Is this the whole story?
Not really, as is often the case, it gets complicated. The study has a few constraints.
- They evaluated only the influence of temperature on productivity. Other factors such as changing primary production, dissolved oxygen, pH, and habitat availability are also influential. To address some of these other factors they will need better data.
- The fisheries database they used in this study gives them a non-random selection of global fish populations. They have had to extrapolate from that.
None of the above is intended to suggest that this is not a good study – it actually is. In fact, the researchers do address the above constraints using best practise, and so while there is some uncertainty, it still remains a valuable insight.
What is also worth noting is that their analytical constraints imply that the impacts of ocean warming on fisheries productivity may actually be far more negative than they could detect.
Chris Free, who led the research while earning a doctorate at Rutgers and is now a postdoctoral scientist at the University of California, Santa Barbara …

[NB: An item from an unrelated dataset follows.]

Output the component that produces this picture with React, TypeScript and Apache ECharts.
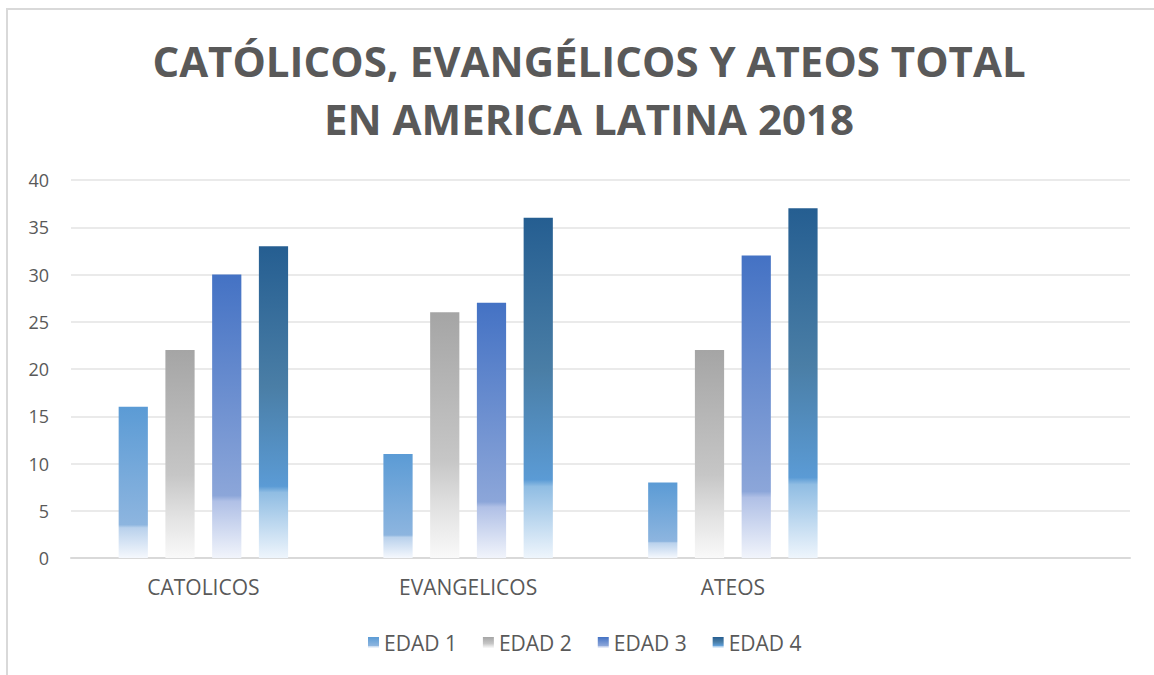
import React, { useEffect, useRef } from "react";
import * as echarts from "echarts";

const titleText = "CATÓLICOS, EVANGÉLICOS Y ATEOS TOTAL\nEN AMERICA LATINA 2018";
const categories = ["CATOLICOS", "EVANGELICOS", "ATEOS", ""];
const seriesNames = ["EDAD 1", "EDAD 2", "EDAD 3", "EDAD 4"];
const edad1 = [16, 11, 8, null];
const edad2 = [22, 26, 22, null];
const edad3 = [30, 27, 32, null];
const edad4 = [33, 36, 37, null];
const yTicks = { min: 0, max: 40, interval: 5 };

const gradients: [number, string][][] = [
  [[0, "#5b9bd5"], [0.78, "#8db5df"], [0.8, "#b9d1ec"], [1, "#f5f8fd"]],
  [[0, "#a5a5a5"], [0.6, "#c6c6c6"], [0.8, "#e2e2e2"], [1, "#f9f9f9"]],
  [[0, "#4472c4"], [0.78, "#8ca6d9"], [0.8, "#b0c0e6"], [1, "#f1f4fb"]],
  [[0, "#255e91"], [0.45, "#4a7ea6"], [0.77, "#5b9bd5"], [0.79, "#90bde3"], [1, "#eef5fc"]],
];

const mkGrad = (stops: [number, string][]) =>
  new echarts.graphic.LinearGradient(0, 0, 0, 1, stops.map(([offset, color]) => ({ offset, color })));

export default function App() {
  const ref = useRef<HTMLDivElement>(null);
  useEffect(() => {
    if (!ref.current) return;
    const chart = echarts.init(ref.current, null, { renderer: "svg" });
    const data = [edad1, edad2, edad3, edad4];
    chart.setOption({
      animation: false,
      backgroundColor: "#ffffff",
      textStyle: { fontFamily: "Open Sans" },
      legend: {
        data: seriesNames.map((n, i) => ({ name: n, itemStyle: { color: mkGrad(gradients[i]) } })),
        bottom: 17,
        left: 363,
        itemWidth: 11,
        itemHeight: 11,
        itemGap: 26,
        icon: "rect",
        textStyle: { fontSize: 21, color: "#595959", fontFamily: "Open Sans" },
      },
      grid: { left: 71, right: 24, top: 180, bottom: 117, containLabel: false },
      xAxis: {
        type: "category",
        data: categories,
        axisLine: { lineStyle: { color: "#d9d9d9", width: 2 } },
        axisTick: { show: false },
        axisLabel: { fontSize: 21, color: "#595959", margin: 18 },
      },
      yAxis: {
        type: "value",
        min: yTicks.min,
        max: yTicks.max,
        interval: yTicks.interval,
        axisLine: { show: false },
        axisTick: { show: false },
        axisLabel: { fontSize: 18, color: "#595959", margin: 22 },
        splitLine: { lineStyle: { color: "#e3e3e3", width: 1.5 } },
      },
      series: seriesNames.map((name, i) => ({
        name,
        type: "bar",
        data: data[i],
        barCategoryGap: "36%",
        barGap: "60%",
        itemStyle: { color: mkGrad(gradients[i]) },
      })),
      graphic: [
        {
          type: "rect",
          shape: { x: 7, y: 9, width: 1200, height: 720 },
          style: { fill: "none", stroke: "#d9d9d9", lineWidth: 2 },
          silent: true,
        },
        {
          type: "text",
          x: 589,
          y: 31,
          silent: true,
          style: {
            text: titleText,
            align: "center",
            verticalAlign: "top",
            fontFamily: "Open Sans",
            fontSize: 42,
            fontWeight: "bold",
            fill: "#595959",
            lineHeight: 58,
          },
        },
      ],
    });
    return () => chart.dispose();
  }, []);
  return (
    <div
      ref={ref}
      style={{ position: "absolute", left: 0, top: 0, width: 1154, height: 675 }}
    />
  );
}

“We recommend that fisheries managers eliminate overfishing, rebuild fisheries and account for climate change in fisheries management decisions, Policymakers can prepare for regional disparities in fish catches by establishing trade agreements and partnerships to share seafood between winning and losing regions.”
Malin Pinsky, study coauthor and associate professor in Rutgers’ Department of Ecology, Evolution, and Natural Resources….
“We were stunned to find that fisheries around the world have already responded to ocean warming, These aren’t hypothetical changes sometime in the future.”
Senior author Olaf Jensen, an associate professor in Rutgers’ Department of Marine and Coastal Sciences…
“Fish populations can only tolerate so much warming, though,Many of the species that have benefited from warming so far are likely to start declining as temperatures continue to rise.”